Sobre todo, la Enseñanza; a muchas promociones de niños y jóvenes se les ha hurtado el amor a la Patria común como valor educativo y vital, y eso cuando no se les ha predicado abiertamente el odio a España; esas promociones, en las que podemos incluir a la que ahora se sienta en las aulas, se consideran, por lo menos, ajenos a todo lo español. Me atrevo a firmar que ese escamoteo no es privativo de Cataluña o del País Vasco, sino que alcanza el más recóndito colegio, Instituto o facultad de la Piel de Toro; salvo honrosas excepciones, en eso que llaman ciudadanía priva el desinterés, la abulia, la indiferencia, ante una amenaza de ruptura de la unidad nacional; algunas conversaciones sostenidas con peregrinos de varias regiones en este último mes y medio me han servido para corroborar esta opinión.

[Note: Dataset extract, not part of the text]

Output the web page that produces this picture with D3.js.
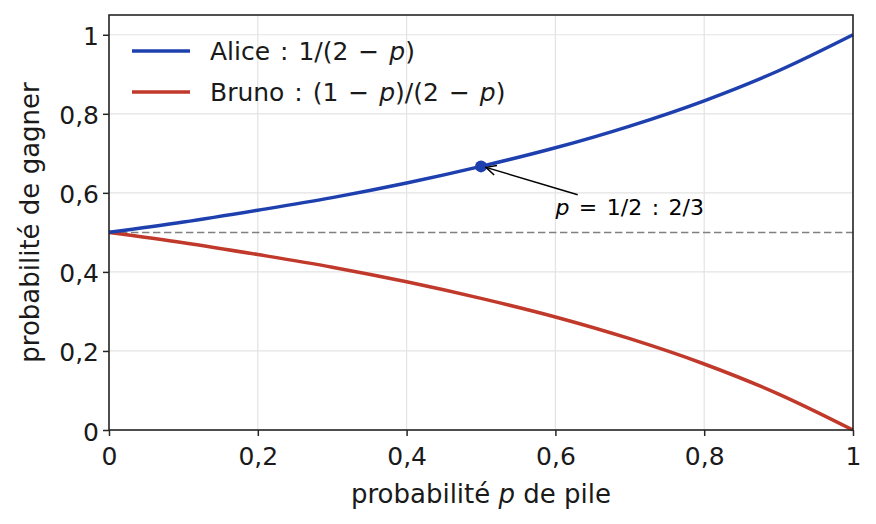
<!DOCTYPE html>
<html lang="fr">
<head>
<meta charset="UTF-8">
<title>Probabilité de gagner</title>
<style>
  body { margin: 0; background: #fff; }
  svg { display: block; font-family: "DejaVu Sans", sans-serif; }
</style>
<script src="https://d3js.org/d3.v7.min.js"></script>
</head>
<body>
<div id="chart"></div>
<script>
// valeurs
const pValues = [0, 0.1, 0.2, 0.3, 0.4, 0.5, 0.6, 0.7, 0.8, 0.9, 1];
const alice = [0.5, 0.526, 0.556, 0.588, 0.625, 0.667, 0.714, 0.769, 0.833, 0.909, 1];
const bruno = [0.5, 0.474, 0.444, 0.412, 0.375, 0.333, 0.286, 0.231, 0.167, 0.091, 0];
const xTicks = [0, 0.2, 0.4, 0.6, 0.8, 1];
const yTicks = [0, 0.2, 0.4, 0.6, 0.8, 1];
const marked = { p: 0.5, v: 0.667 };

const width = 876, height = 524;
const margin = { top: 15, right: 23, bottom: 94, left: 109 };
const innerW = width - margin.left - margin.right;
const innerH = height - margin.top - margin.bottom;
const fs = 25;

const fmt = d => d === 0 || d === 1 ? String(d) : d3.format(".1f")(d).replace(".", ",");

const svg = d3.select("#chart").append("svg")
  .attr("width", width).attr("height", height);
const g = svg.append("g").attr("transform", `translate(${margin.left},${margin.top})`);

const x = d3.scaleLinear().domain([0, 1]).range([0, innerW]);
const y = d3.scaleLinear().domain([0, 1.05]).range([innerH, 0]);

// grille
g.append("g").selectAll("line").data(xTicks).join("line")
  .attr("x1", d => x(d)).attr("x2", d => x(d)).attr("y1", 0).attr("y2", innerH)
  .attr("stroke", "#e3e3e3").attr("stroke-width", 1.2);
g.append("g").selectAll("line").data(yTicks).join("line")
  .attr("y1", d => y(d)).attr("y2", d => y(d)).attr("x1", 0).attr("x2", innerW)
  .attr("stroke", "#e3e3e3").attr("stroke-width", 1.2);

// ligne pointillée à 1/2
g.append("line")
  .attr("x1", 0).attr("x2", innerW).attr("y1", y(0.5)).attr("y2", y(0.5))
  .attr("stroke", "#808080").attr("stroke-width", 1.5).attr("stroke-dasharray", "7.4,3.6");

const line = d3.line().x((d, i) => x(pValues[i])).y(d => y(d)).curve(d3.curveMonotoneX);

g.append("path").datum(bruno).attr("d", line)
  .attr("fill", "none").attr("stroke", "#c0392b").attr("stroke-width", 3.5);
g.append("path").datum(alice).attr("d", line)
  .attr("fill", "none").attr("stroke", "#1e40af").attr("stroke-width", 3.5);

g.append("circle").attr("cx", x(marked.p)).attr("cy", y(marked.v)).attr("r", 6)
  .attr("fill", "#1e40af");

// annotation
svg.append("defs").append("marker")
  .attr("id", "arr").attr("viewBox", "0 0 12 12").attr("refX", 11).attr("refY", 6)
  .attr("markerWidth", 12).attr("markerHeight", 12).attr("markerUnits", "userSpaceOnUse")
  .attr("orient", "auto")
  .append("path").attr("d", "M1,1 L11,6 L1,11").attr("fill", "none")
  .attr("stroke", "#000").attr("stroke-width", 1.5);
g.append("line")
  .attr("x1", x(0.63)).attr("y1", y(0.595))
  .attr("x2", x(marked.p) + 5).attr("y2", y(marked.v) + 1)
  .attr("stroke", "#000").attr("stroke-width", 1.5).attr("marker-end", "url(#arr)");
const ann = g.append("text").attr("x", x(0.6)).attr("y", y(0.545))
  .attr("font-size", 22).attr("word-spacing", 2.5).attr("fill", "#000");
ann.append("tspan").attr("font-style", "italic").text("p");
ann.append("tspan").text(" = 1/2 : 2/3");

// axes
const xAxis = g.append("g").attr("transform", `translate(0,${innerH})`)
  .call(d3.axisBottom(x).tickValues(xTicks).tickFormat(fmt).tickSize(6).tickPadding(11));
const yAxis = g.append("g")
  .call(d3.axisLeft(y).tickValues(yTicks).tickFormat(fmt).tickSize(6).tickPadding(4));
[xAxis, yAxis].forEach(a => {
  a.select(".domain").remove();
  a.selectAll("line").attr("stroke", "#262626").attr("stroke-width", 1.5);
  a.selectAll("text").attr("font-size", fs).attr("fill", "#1a1a1a")
    .attr("font-family", "DejaVu Sans, sans-serif");
});
xAxis.selectAll("text").attr("dy", "0.71em");
yAxis.selectAll("text").attr("dy", "0.4em");
g.append("rect").attr("width", innerW).attr("height", innerH)
  .attr("fill", "none").attr("stroke", "#262626").attr("stroke-width", 1.6);

// titres d'axes
const xl = svg.append("text").attr("x", margin.left + innerW / 2).attr("y", 503)
  .attr("text-anchor", "middle").attr("font-size", 26).attr("fill", "#1a1a1a");
xl.append("tspan").text("probabilité ");
xl.append("tspan").attr("font-style", "italic").text("p");
xl.append("tspan").text(" de pile");
svg.append("text")
  .attr("transform", `translate(39,${margin.top + innerH / 2}) rotate(-90)`)
  .attr("text-anchor", "middle").attr("font-size", 26).attr("fill", "#1a1a1a")
  .text("probabilité de gagner");

// légende
const legend = [
  { color: "#1e40af", parts: [["Alice : 1/(2 − ", ""], ["p", "italic"], [")", ""]] },
  { color: "#c0392b", parts: [["Bruno : (1 − ", ""], ["p", "italic"], [")/(2 − ", ""], ["p", "italic"], [")", ""]] }
];
const lg = g.append("g").attr("transform", "translate(23,36)");
legend.forEach((l, i) => {
  const row = lg.append("g").attr("transform", `translate(0,${i * 41})`);
  row.append("line").attr("x1", 0).attr("x2", 58).attr("y1", 0).attr("y2", 0)
    .attr("stroke", l.color).attr("stroke-width", 3.5);
  const t = row.append("text").attr("x", 78).attr("y", 9).attr("font-size", fs)
    .attr("word-spacing", 2).attr("fill", "#1a1a1a");
  l.parts.forEach(([s, st]) => t.append("tspan").attr("font-style", st || null).text(s));
});
</script>
</body>
</html>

Como es natural, esta abulia se corresponde fielmente (o tiene su causa) con la dejación de obligaciones (cuando no de complicidad, y no considero que se trate de un juicio temerario) de los poderes del Estado ante las fuerzas disgregadoras, que han gozado de completa impunidad, cuando no del favor (y tampoco es esto una apreciación subjetiva) de quienes tenían el deber, Constitución y demás leyes en mano, de ponerle coto.

Aventuremos ahora pronósticos: mayoría parlamentaria, que no de votos (ni todavía menos en lo referente a la participación), de los partidos y coaliciones separatistas; conato o cruda explosión de una proclamación de independencia. ¿Qué hará el Estado español? ¿Echar mano de todos los recursos legales de que dispone sobradamente para hacer frente a este golpismo? ¿Publicar sentencias de los tribunales, de esas que dejan impertérritos e impunes a los culpables y nos hacen desconfiar profundamente al resto de que estamos inmersos en un Estado de Derecho?

Con todo, esta tarde electoral no me dejo invadir por el pesimismo; y ello, no por confianza alguna en este Estado que, a fuer de increyente, no cree ni en sí mismo. Acudo a la evidencia histórica y al realismo de un ciudadano europeo del siglo XXI: por la primera, observo que España ha sobrevivido a situaciones tan malas o peores que las de la presente coyuntura; milagrosamente quizás, pero lo ha hecho. Por el segundo, me niego a aceptar un retorno a la tribu cuando Europa, con todos los problemas que se quiera, camina hacia la unidad.

El tercer motivo es de origen teológico: Dios sigue siendo el Señor de la historia.